Im Standard schreibt Ronald Pohl (online 19.1.2020, 13:13 Uhr) über die Inszenierung des der "notorisch krawallsüchtigen Regisseurs Oliver Frljić": "Der Kroate" besitze die "unheilvolle Tendenz, zeichentheoretische Fragen durch den möglichst unverfrorenen Zugriff auf verschwiegene Körperpartien" beantworten zu wollen. Diesmal treffe er damit ins Schwarze. Er nehme Müller "beim Wort". Und enttarne das "von Prätention nicht ganz freie (wiewohl herrliche) Versgeklingel" des Autors als "Deckbehauptung". Geschützt nämlich werde "durch das Vorgaukeln von hoher Politik" die Ausbeutung des Körpers der Frau. Frljić besetze mit "instinktiver Richtigkeit" den "blinden Fleck aller Repräsentation".

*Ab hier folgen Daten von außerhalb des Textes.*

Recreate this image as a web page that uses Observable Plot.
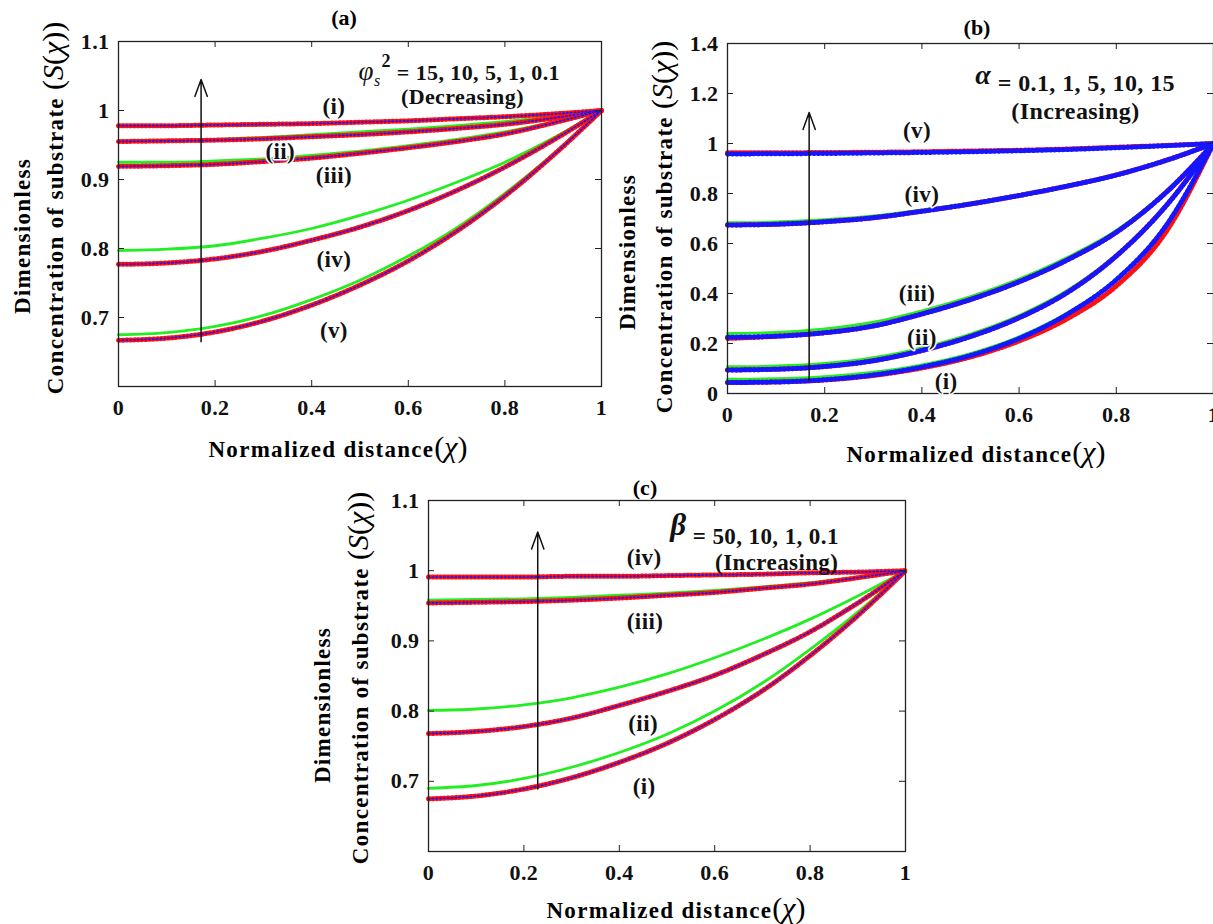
<!DOCTYPE html>
<html>
<head>
<meta charset="utf-8">
<script src="https://cdn.jsdelivr.net/npm/d3@7"></script>
<script src="https://cdn.jsdelivr.net/npm/@observablehq/plot@0.6"></script>
<style>
html,body{margin:0;padding:0;background:#fff;overflow:hidden;}
#root{position:relative;width:1213px;height:924px;overflow:hidden;background:#fff;font-family:"Liberation Serif","Times New Roman","DejaVu Serif",serif;color:#000;}
.abs{position:absolute;white-space:nowrap;transform:translate(-50%,-50%);font-weight:bold;line-height:1;}
.ylab{transform:translate(-50%,-50%) rotate(-90deg);font-size:23px;letter-spacing:1.3px;}
.xlab{font-size:23px;letter-spacing:1.3px;}
.math{font-weight:normal;font-size:30px;letter-spacing:0;}
.title{font-size:22px;}
</style>
</head>
<body>
<div id="root"></div>
<script>
// ---------------- data ----------------
const chi = [0, 0.1, 0.2, 0.3, 0.4, 0.5, 0.6, 0.7, 0.8, 0.9, 1];
const xTicks = [0, 0.2, 0.4, 0.6, 0.8, 1];

// Panel (a): phi_s^2 = 15, 10, 5, 1, 0.1
const aCurves = ["(i)", "(ii)", "(iii)", "(iv)", "(v)"];
const aYTicks = [0.7, 0.8, 0.9, 1, 1.1];
const aRed = [
  [0.978, 0.978, 0.979, 0.980, 0.981, 0.983, 0.985, 0.988, 0.991, 0.995, 1.0],
  [0.955, 0.956, 0.957, 0.959, 0.962, 0.965, 0.969, 0.974, 0.980, 0.989, 1.0],
  [0.919, 0.920, 0.922, 0.926, 0.931, 0.938, 0.946, 0.955, 0.966, 0.982, 1.0],
  [0.777, 0.779, 0.785, 0.796, 0.812, 0.831, 0.855, 0.884, 0.918, 0.957, 1.0],
  [0.667, 0.670, 0.679, 0.695, 0.718, 0.747, 0.782, 0.825, 0.876, 0.935, 1.0]
];
const aBlue = [
  [0.978, 0.978, 0.979, 0.980, 0.981, 0.983, 0.985, 0.988, 0.991, 0.995, 1.0],
  [0.955, 0.956, 0.957, 0.959, 0.962, 0.965, 0.969, 0.974, 0.980, 0.989, 1.0],
  [0.919, 0.920, 0.922, 0.926, 0.931, 0.938, 0.946, 0.955, 0.966, 0.982, 1.0],
  [0.777, 0.779, 0.785, 0.796, 0.812, 0.831, 0.855, 0.884, 0.918, 0.957, 1.0],
  [0.667, 0.670, 0.679, 0.695, 0.718, 0.747, 0.782, 0.825, 0.876, 0.935, 1.0]
];
const aGreen = [
  [0.977, 0.977, 0.978, 0.979, 0.981, 0.983, 0.985, 0.988, 0.991, 0.995, 1.0],
  [0.956, 0.957, 0.958, 0.961, 0.965, 0.969, 0.973, 0.978, 0.984, 0.991, 1.0],
  [0.925, 0.925, 0.927, 0.930, 0.935, 0.941, 0.949, 0.958, 0.969, 0.983, 1.0],
  [0.797, 0.799, 0.804, 0.815, 0.829, 0.848, 0.870, 0.896, 0.925, 0.960, 1.0],
  [0.675, 0.678, 0.687, 0.703, 0.726, 0.754, 0.789, 0.830, 0.880, 0.937, 1.0]
];
const aLabels = [
  {x: 0.446, y: 1.006, t: "(i)"}, {x: 0.335, y: 0.941, t: "(ii)"},
  {x: 0.446, y: 0.906, t: "(iii)"}, {x: 0.446, y: 0.784, t: "(iv)"},
  {x: 0.446, y: 0.681, t: "(v)"}
];
const aArrow = [{x: 0.171, y1: 0.665, y2: 1.045}];
const aNote = [{x: 0.497, y: 1.055, sym: "φ", sub: "s", sup: "2", rest: "= 15, 10, 5, 1, 0.1"}];
const aNote2 = [{x: 0.712, y: 1.019, t: "(Decreasing)"}];

// Panel (b): alpha = 0.1, 1, 5, 10, 15
const bCurves = ["(i)", "(ii)", "(iii)", "(iv)", "(v)"];
const bYTicks = [0, 0.2, 0.4, 0.6, 0.8, 1, 1.2, 1.4];
const bRed = [
  [0.044, 0.046, 0.054, 0.072, 0.102, 0.146, 0.210, 0.300, 0.430, 0.640, 1.0],
  [0.094, 0.097, 0.108, 0.131, 0.172, 0.228, 0.303, 0.405, 0.550, 0.745, 1.0],
  [0.220, 0.229, 0.243, 0.270, 0.318, 0.376, 0.447, 0.535, 0.645, 0.800, 1.0],
  [0.674, 0.677, 0.687, 0.703, 0.729, 0.758, 0.792, 0.830, 0.874, 0.931, 1.0],
  [0.963, 0.963, 0.964, 0.965, 0.967, 0.970, 0.973, 0.978, 0.985, 0.992, 1.0]
];
const bBlue = [
  [0.044, 0.046, 0.055, 0.074, 0.106, 0.152, 0.220, 0.318, 0.455, 0.665, 1.0],
  [0.094, 0.097, 0.108, 0.131, 0.172, 0.228, 0.303, 0.405, 0.550, 0.745, 1.0],
  [0.225, 0.229, 0.243, 0.270, 0.318, 0.376, 0.447, 0.535, 0.645, 0.800, 1.0],
  [0.674, 0.677, 0.687, 0.703, 0.729, 0.758, 0.792, 0.830, 0.874, 0.931, 1.0],
  [0.958, 0.959, 0.960, 0.962, 0.964, 0.967, 0.971, 0.976, 0.983, 0.991, 1.0]
];
const bGreen = [
  [0.057, 0.059, 0.067, 0.085, 0.115, 0.160, 0.227, 0.323, 0.458, 0.667, 1.0],
  [0.107, 0.110, 0.120, 0.143, 0.183, 0.238, 0.312, 0.413, 0.555, 0.748, 1.0],
  [0.240, 0.244, 0.258, 0.285, 0.331, 0.388, 0.458, 0.545, 0.652, 0.805, 1.0],
  [0.683, 0.686, 0.695, 0.710, 0.734, 0.762, 0.795, 0.833, 0.876, 0.932, 1.0],
  [0.958, 0.959, 0.960, 0.962, 0.964, 0.967, 0.971, 0.976, 0.983, 0.991, 1.0]
];
const bLabels = [
  {x: 0.39, y: 1.05, t: "(v)"}, {x: 0.40, y: 0.795, t: "(iv)"},
  {x: 0.39, y: 0.40, t: "(iii)"}, {x: 0.40, y: 0.225, t: "(ii)"},
  {x: 0.45, y: 0.046, t: "(i)"}
];
const bArrow = [{x: 0.168, y1: 0.052, y2: 1.124}];
const bNote = [{x: 0.51, y: 1.24, sym: "α", rest: "= 0.1, 1, 5, 10, 15"}];
const bNote2 = [{x: 0.716, y: 1.13, t: "(Increasing)"}];

// Panel (c): beta = 50, 10, 1, 0.1
const cCurves = ["(i)", "(ii)", "(iii)", "(iv)"];
const cYTicks = [0.7, 0.8, 0.9, 1, 1.1];
const cRed = [
  [0.675, 0.679, 0.689, 0.705, 0.727, 0.754, 0.788, 0.829, 0.879, 0.936, 1.0],
  [0.768, 0.771, 0.778, 0.790, 0.808, 0.828, 0.851, 0.880, 0.913, 0.954, 1.0],
  [0.954, 0.955, 0.956, 0.958, 0.961, 0.965, 0.969, 0.975, 0.981, 0.990, 1.0],
  [0.991, 0.991, 0.991, 0.992, 0.992, 0.993, 0.994, 0.995, 0.997, 0.998, 1.0]
];
const cBlue = [
  [0.675, 0.679, 0.689, 0.705, 0.727, 0.754, 0.788, 0.829, 0.879, 0.936, 1.0],
  [0.768, 0.771, 0.778, 0.790, 0.808, 0.828, 0.851, 0.880, 0.913, 0.954, 1.0],
  [0.954, 0.955, 0.956, 0.958, 0.961, 0.965, 0.969, 0.975, 0.981, 0.990, 1.0],
  [0.991, 0.991, 0.991, 0.992, 0.992, 0.993, 0.994, 0.995, 0.997, 0.998, 1.0]
];
const cGreen = [
  [0.690, 0.694, 0.704, 0.720, 0.741, 0.767, 0.800, 0.840, 0.888, 0.941, 1.0],
  [0.801, 0.803, 0.809, 0.819, 0.834, 0.853, 0.876, 0.902, 0.931, 0.964, 1.0],
  [0.958, 0.959, 0.960, 0.962, 0.965, 0.968, 0.972, 0.977, 0.983, 0.991, 1.0],
  [0.991, 0.991, 0.991, 0.992, 0.992, 0.993, 0.994, 0.995, 0.997, 0.998, 1.0]
];
const cLabels = [
  {x: 0.452, y: 1.018, t: "(iv)"}, {x: 0.454, y: 0.928, t: "(iii)"},
  {x: 0.45, y: 0.782, t: "(ii)"}, {x: 0.452, y: 0.692, t: "(i)"}
];
const cArrow = [{x: 0.229, y1: 0.689, y2: 1.055}];
const cNote = [{x: 0.507, y: 1.049, sym: "β", rest: "= 50, 10, 1, 0.1"}];
const cNote2 = [{x: 0.73, y: 1.011, t: "(Increasing)"}];

// ---------------- layout ----------------
const root = document.getElementById("root");
const GREEN = "#22ee22", RED = "#ff1010", BLUE = "#1515ff";
const FONT = "'Liberation Serif','Times New Roman','DejaVu Serif',serif";

function noteText(d) { return d.sym + (d.sub || "") + (d.sup || "") + " " + d.rest; }

function panel(cfg) {
  const mL = 70, mR = 20, mT = 20, mB = 50;
  const f = cfg.frame;
  const rows = (arr) => arr.flatMap((vals, k) => vals.map((v, j) => ({x: chi[j], y: v, curve: cfg.names[k]})));
  const R = rows(cfg.red), B = rows(cfg.blue), G = rows(cfg.green);
  const L = {x: "x", y: "y", z: "curve", curve: "monotone-x"};
  const marks = [
    Plot.line(G, {...L, stroke: GREEN, strokeWidth: 2.8}),
    Plot.line(R, {...L, stroke: RED, strokeWidth: 1.2}),
    Plot.line(R, {...L, stroke: RED, strokeWidth: 5, strokeDasharray: "1.4,2.4"})
  ];
  if (cfg.blueComb) {
    marks.push(Plot.line(B, {...L, stroke: BLUE, strokeWidth: 1.1}));
    marks.push(Plot.line(B, {...L, stroke: BLUE, strokeWidth: 5, strokeDasharray: "1.3,3"}));
  } else {
    marks.push(Plot.line(B, {...L, stroke: BLUE, strokeWidth: 1.7, strokeDasharray: "1.3,2.5"}));
  }
  marks.push(
    Plot.frame({stroke: "#222", strokeWidth: 1.3}),
    Plot.tickX(xTicks, {x: d => d, insetTop: f.h - 6, stroke: "#222"}),
    Plot.tickX(xTicks, {x: d => d, insetBottom: f.h - 6, stroke: "#222"}),
    Plot.tickY(cfg.yTicks, {y: d => d, insetRight: f.w - 6, stroke: "#222"}),
    Plot.tickY(cfg.yTicks, {y: d => d, insetLeft: f.w - 6, stroke: "#222"}),
    Plot.axisX({ticks: xTicks, tickSize: 0, tickPadding: 13, tickFormat: d => String(d), label: null}),
    Plot.axisY({ticks: cfg.yTicks, tickSize: 0, tickPadding: 9, tickFormat: d => String(d), label: null}),
    Plot.arrow(cfg.arrow, {x1: "x", x2: "x", y1: "y1", y2: "y2", stroke: "#111", strokeWidth: 1.5, headLength: 18, headAngle: 40}),
    Plot.text(cfg.labels, {x: "x", y: "y", text: "t", fontSize: 23, fontWeight: "bold", fill: "#111", stroke: "white", strokeWidth: 3}),
    Plot.text(cfg.note, {x: "x", y: "y", text: noteText, textAnchor: "start", fontSize: cfg.noteSize, fontWeight: "bold", fill: "#111"}),
    Plot.text(cfg.note2, {x: "x", y: "y", text: "t", fontSize: cfg.noteSize, fontWeight: "bold", fill: "#111"})
  );
  const svg = Plot.plot({
    width: mL + f.w + mR,
    height: mT + f.h + mB,
    marginLeft: mL, marginRight: mR, marginTop: mT, marginBottom: mB,
    x: {domain: [0, 1]},
    y: {domain: cfg.yDomain},
    style: {fontFamily: FONT, fontSize: "22px", fontWeight: "bold", color: "#111", background: "transparent", overflow: "visible", letterSpacing: "0.4px"},
    marks
  });
  svg.style.position = "absolute";
  svg.style.left = (f.l - mL) + "px";
  svg.style.top = (f.t - mT) + "px";
  svg.style.maxWidth = "none";
  root.appendChild(svg);
  // math formatting of the parameter annotation
  const d = cfg.note[0];
  const NS = "http://www.w3.org/2000/svg";
  svg.querySelectorAll("text").forEach(el => {
    if (el.textContent !== noteText(d)) return;
    while (el.firstChild) el.removeChild(el.firstChild);
    const add = (txt, attrs) => {
      const t = document.createElementNS(NS, "tspan");
      for (const k in attrs) t.setAttribute(k, attrs[k]);
      t.textContent = txt;
      el.appendChild(t);
    };
    if (d.sub) {
      add(d.sym, {"font-style": "italic", "font-weight": "normal", "font-size": 27});
      add(d.sub, {"font-style": "italic", "font-weight": "normal", "font-size": 16, dy: 6});
      add(d.sup, {"font-size": 18, dy: -19, dx: 1});
      add(" " + d.rest, {dy: 13});
    } else {
      add(d.sym, {"font-style": "italic", "font-size": cfg.symSize, dy: -cfg.symRaise});
      add(" " + d.rest, {dy: cfg.symRaise});
    }
  });
}

function addDiv(cls, html, cx, cy) {
  const el = document.createElement("div");
  el.className = "abs " + cls;
  el.innerHTML = html;
  el.style.left = cx + "px";
  el.style.top = cy + "px";
  root.appendChild(el);
}

panel({frame: {l: 118, t: 41, w: 483, h: 345}, yDomain: [0.6, 1.1], yTicks: aYTicks, names: aCurves,
  red: aRed, blue: aBlue, green: aGreen, labels: aLabels, arrow: aArrow, note: aNote, note2: aNote2, blueComb: false, noteSize: 22});
panel({frame: {l: 727, t: 43, w: 486, h: 350}, yDomain: [0, 1.4], yTicks: bYTicks, names: bCurves,
  red: bRed, blue: bBlue, green: bGreen, labels: bLabels, arrow: bArrow, note: bNote, note2: bNote2, blueComb: true, symSize: 28, symRaise: 7, noteSize: 24});
panel({frame: {l: 428, t: 500, w: 477, h: 351}, yDomain: [0.6, 1.1], yTicks: cYTicks, names: cCurves,
  red: cRed, blue: cBlue, green: cGreen, labels: cLabels, arrow: cArrow, note: cNote, note2: cNote2, blueComb: false, symSize: 31, symRaise: 9, noteSize: 23});

const XLAB = 'Normalized distance<span class="math">(<i>χ</i>)</span>';
const YLAB1 = 'Dimensionless';
const YLAB2 = 'Concentration of substrate <span class="math">(<i>S</i>(<i>χ</i>))</span>';

addDiv("title", "(a)", 344, 18);
addDiv("title", "(b)", 977, 28);
addDiv("title", "(c)", 645, 488);
addDiv("xlab", XLAB, 338, 447);
addDiv("xlab", XLAB, 976, 452);
addDiv("xlab", XLAB, 676, 908);
addDiv("ylab", YLAB1, 22, 236);
addDiv("ylab", YLAB2, 53, 208);
addDiv("ylab", YLAB1, 627, 252);
addDiv("ylab", YLAB2, 662, 227);
addDiv("ylab", YLAB1, 322, 705);
addDiv("ylab", YLAB2, 358, 678);
</script>
</body>
</html>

"Sehr frei nach Heiner Müller“ bringe Oliver Frljić seine Interpretation der 'Hamletmaschine' zur Uraufführung, schreibt Martin Lhotzky in der FAZ (22.1.2020). "Leider in einer Art, die man seit Jahren für ausgestorben gehalten hat und die man mit dem altgedienten Kalauer 'Blut und Hoden' zusammenfassen kann. Mehr Worte möchte man darüber gar nicht verlieren."
In der New York Times (online 23.1.2020) schreibt A. J. Goldman: "... this “Hamletmaschine” has an engaging intensity that owes much to the actors’s quick-witted performances, but it goes off the rails toward the end."